This community consultation has the goal to determine what is the stance of the community regarding the recent surge of open data, what should be its relationship with our projects, and gather proposals to handle these open data sets more efficiently in order to benefit editors, readers, and enable potential partnerships.
Thanks to initiatives like the one lead by the Open Knowledge Foundation, more and more governments are opening their data in platforms like CKAN. Also, scientists part of the Open Access movement disclose their data, which might be partially relevant to the Wikimedia movement mission. How should we adapt to this new situation? How does it affect our mission?
Wikidata was created as a collaboratively edited knowledge base, which means that its community has to be selective when integrating data into its structure for several reasons.
Information overflow: on Wikidata contributors and data coexist to create semantic structures that can be queried in several ways. Adding too much data, might make data curation impossible (think of copy-pasting text dumps into Wikipedia)

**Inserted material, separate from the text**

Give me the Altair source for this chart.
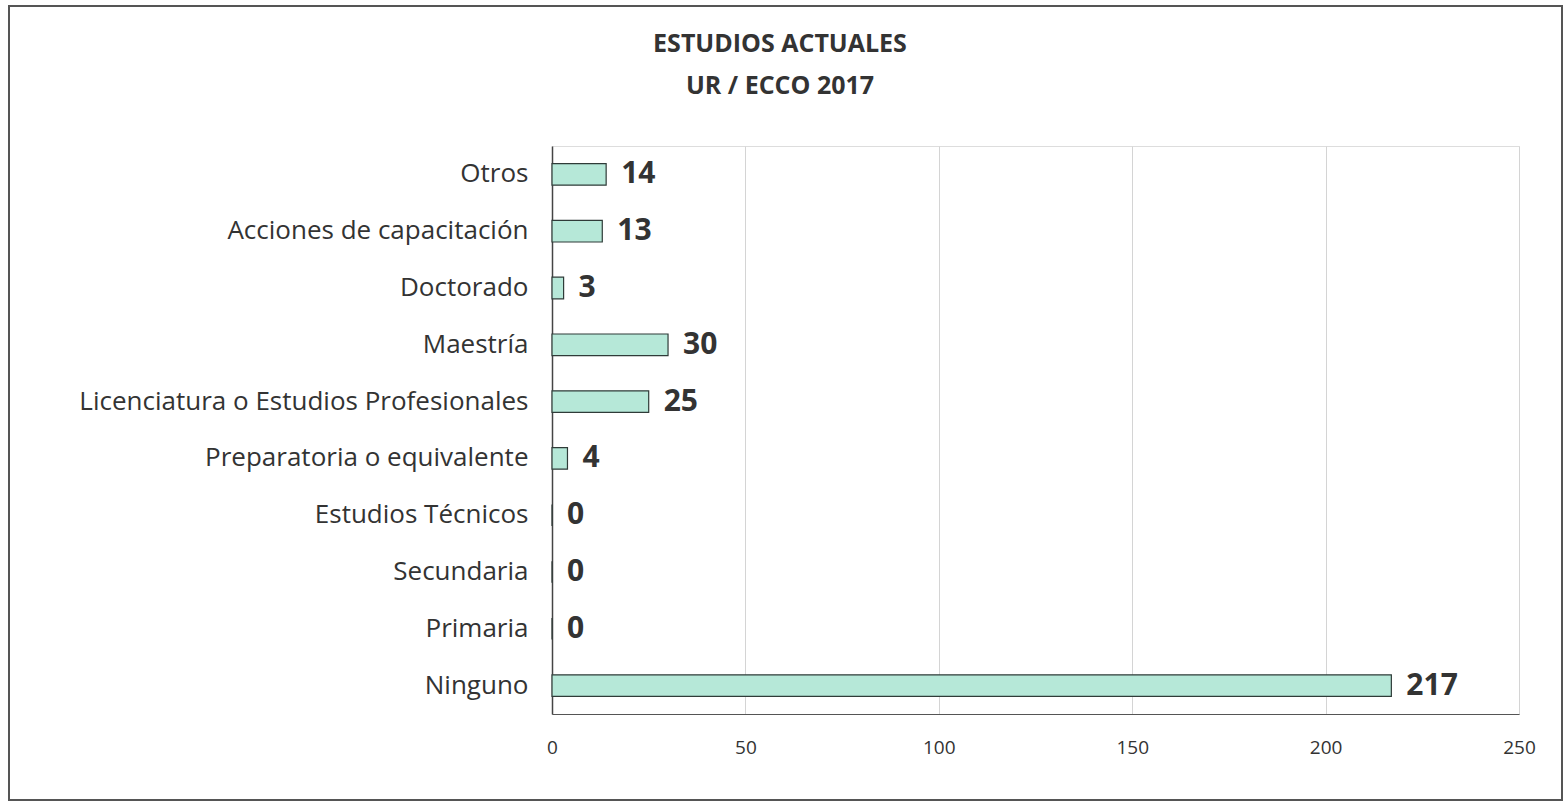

Structure of the project: Wikidata is conceived in a way that each relevant piece of information is stored in its representing item (a city item stores its population), which is great for adding contextualized data, but difficult when this data is just relevant for a specific graph.
Software limitations: on Wikidata each field is supposed to be editable. That requires formatters and widgets, which would render the pages unusable when the number of elements is in the range of hundreds or thousands. Datasets do not need to be edited, just versioned as a whole, like files in Commons.
Even with Wikidata not being the right place the data structure of Wikibase (the software powering Wikidata) should be kept into account.
Together with the Open Knowledge Foundation Austria and the Cooperation Open Government Data Austria, Wikimedia Austria is currently establishing an open data portal that will host non-governmental open data in Austria. Open data is an important part of free knowledge and often serves as a valuable resource for Wikimedia projects. Some of this data will be incorporated into Wikidata, but in some other cases it won’t be possible (reasons described above). However it it might be still interesting to use some datasets for visualization purposes. Wikimania '14 submission
Recently Amical Wikimedia was approached by OCMunicipal, a citizen organization whose aim is to monitor town hall spending. In order to achieve this they engage citizens and journalists to process the data. Once it is processed and standardized it becomes more useful and aligned with our knowledge divulgation mission. It would also help in their mission if potential partners and contributors would know that their work can be reused in Wikipedia.
The Analytics team from the Wikimedia Foundation generates a great deal of valuable information that has to be formatted in cumbersome wikitext in order to be published. Their work would be much easier if a tool to manage datasets was available.
As outlined in a previous proposal (see DataNamespace), there is a great deal of information in Wikipedia pages that cannot be shared in different language editions. It is also hard to update when there is new data available, and, as explained above, it doesn't always belong to Wikidata scope.